Material >>
## BEGIN
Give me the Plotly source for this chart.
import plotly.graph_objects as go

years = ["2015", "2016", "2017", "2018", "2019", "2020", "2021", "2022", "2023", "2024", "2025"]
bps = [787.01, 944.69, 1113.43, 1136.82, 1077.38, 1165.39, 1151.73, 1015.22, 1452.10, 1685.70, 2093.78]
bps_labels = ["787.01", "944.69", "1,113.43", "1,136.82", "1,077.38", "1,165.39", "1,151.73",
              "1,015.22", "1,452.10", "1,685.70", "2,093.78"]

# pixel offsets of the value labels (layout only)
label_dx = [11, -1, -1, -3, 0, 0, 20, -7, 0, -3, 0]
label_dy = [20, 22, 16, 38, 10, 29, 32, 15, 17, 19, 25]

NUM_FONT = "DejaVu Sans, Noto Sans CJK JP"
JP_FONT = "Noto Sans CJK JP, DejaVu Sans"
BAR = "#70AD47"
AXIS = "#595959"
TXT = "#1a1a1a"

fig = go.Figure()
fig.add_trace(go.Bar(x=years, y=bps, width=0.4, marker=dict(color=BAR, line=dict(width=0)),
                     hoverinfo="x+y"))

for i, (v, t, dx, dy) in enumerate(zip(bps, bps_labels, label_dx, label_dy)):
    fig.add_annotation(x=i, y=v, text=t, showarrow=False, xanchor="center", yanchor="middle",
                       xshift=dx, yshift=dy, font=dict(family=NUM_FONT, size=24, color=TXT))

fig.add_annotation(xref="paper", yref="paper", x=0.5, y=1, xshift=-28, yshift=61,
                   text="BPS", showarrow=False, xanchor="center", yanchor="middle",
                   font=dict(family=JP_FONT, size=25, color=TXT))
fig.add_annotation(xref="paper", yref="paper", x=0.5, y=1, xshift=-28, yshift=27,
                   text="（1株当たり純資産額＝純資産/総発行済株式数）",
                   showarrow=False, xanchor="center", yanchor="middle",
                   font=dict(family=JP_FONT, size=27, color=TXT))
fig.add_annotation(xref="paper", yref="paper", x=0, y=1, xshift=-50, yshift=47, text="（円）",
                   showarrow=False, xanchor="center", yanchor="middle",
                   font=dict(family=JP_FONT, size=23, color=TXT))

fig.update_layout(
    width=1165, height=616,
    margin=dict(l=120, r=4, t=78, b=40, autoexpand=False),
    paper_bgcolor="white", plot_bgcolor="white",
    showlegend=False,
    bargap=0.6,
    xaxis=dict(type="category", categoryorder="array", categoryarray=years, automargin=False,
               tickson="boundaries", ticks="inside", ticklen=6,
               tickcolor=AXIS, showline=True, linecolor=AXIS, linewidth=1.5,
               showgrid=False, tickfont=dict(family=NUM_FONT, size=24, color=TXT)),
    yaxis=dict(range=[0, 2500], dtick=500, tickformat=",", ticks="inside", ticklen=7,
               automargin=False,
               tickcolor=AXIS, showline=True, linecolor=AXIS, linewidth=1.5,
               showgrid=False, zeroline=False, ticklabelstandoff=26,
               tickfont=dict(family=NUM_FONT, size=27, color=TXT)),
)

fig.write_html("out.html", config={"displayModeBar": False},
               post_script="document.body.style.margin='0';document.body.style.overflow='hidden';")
## END
Given problem >>
Reproduce only the lines from the top of the material through the one bearing "yshift=dy, font=dict(family=NUM_FONT, size=24, color=TXT))", each exactly as it stands.

Written reply >>
Give me the Plotly source for this chart.
import plotly.graph_objects as go

years = ["2015", "2016", "2017", "2018", "2019", "2020", "2021", "2022", "2023", "2024", "2025"]
bps = [787.01, 944.69, 1113.43, 1136.82, 1077.38, 1165.39, 1151.73, 1015.22, 1452.10, 1685.70, 2093.78]
bps_labels = ["787.01", "944.69", "1,113.43", "1,136.82", "1,077.38", "1,165.39", "1,151.73",
              "1,015.22", "1,452.10", "1,685.70", "2,093.78"]

# pixel offsets of the value labels (layout only)
label_dx = [11, -1, -1, -3, 0, 0, 20, -7, 0, -3, 0]
label_dy = [20, 22, 16, 38, 10, 29, 32, 15, 17, 19, 25]

NUM_FONT = "DejaVu Sans, Noto Sans CJK JP"
JP_FONT = "Noto Sans CJK JP, DejaVu Sans"
BAR = "#70AD47"
AXIS = "#595959"
TXT = "#1a1a1a"

fig = go.Figure()
fig.add_trace(go.Bar(x=years, y=bps, width=0.4, marker=dict(color=BAR, line=dict(width=0)),
                     hoverinfo="x+y"))

for i, (v, t, dx, dy) in enumerate(zip(bps, bps_labels, label_dx, label_dy)):
    fig.add_annotation(x=i, y=v, text=t, showarrow=False, xanchor="center", yanchor="middle",
                       xshift=dx, yshift=dy, font=dict(family=NUM_FONT, size=24, color=TXT))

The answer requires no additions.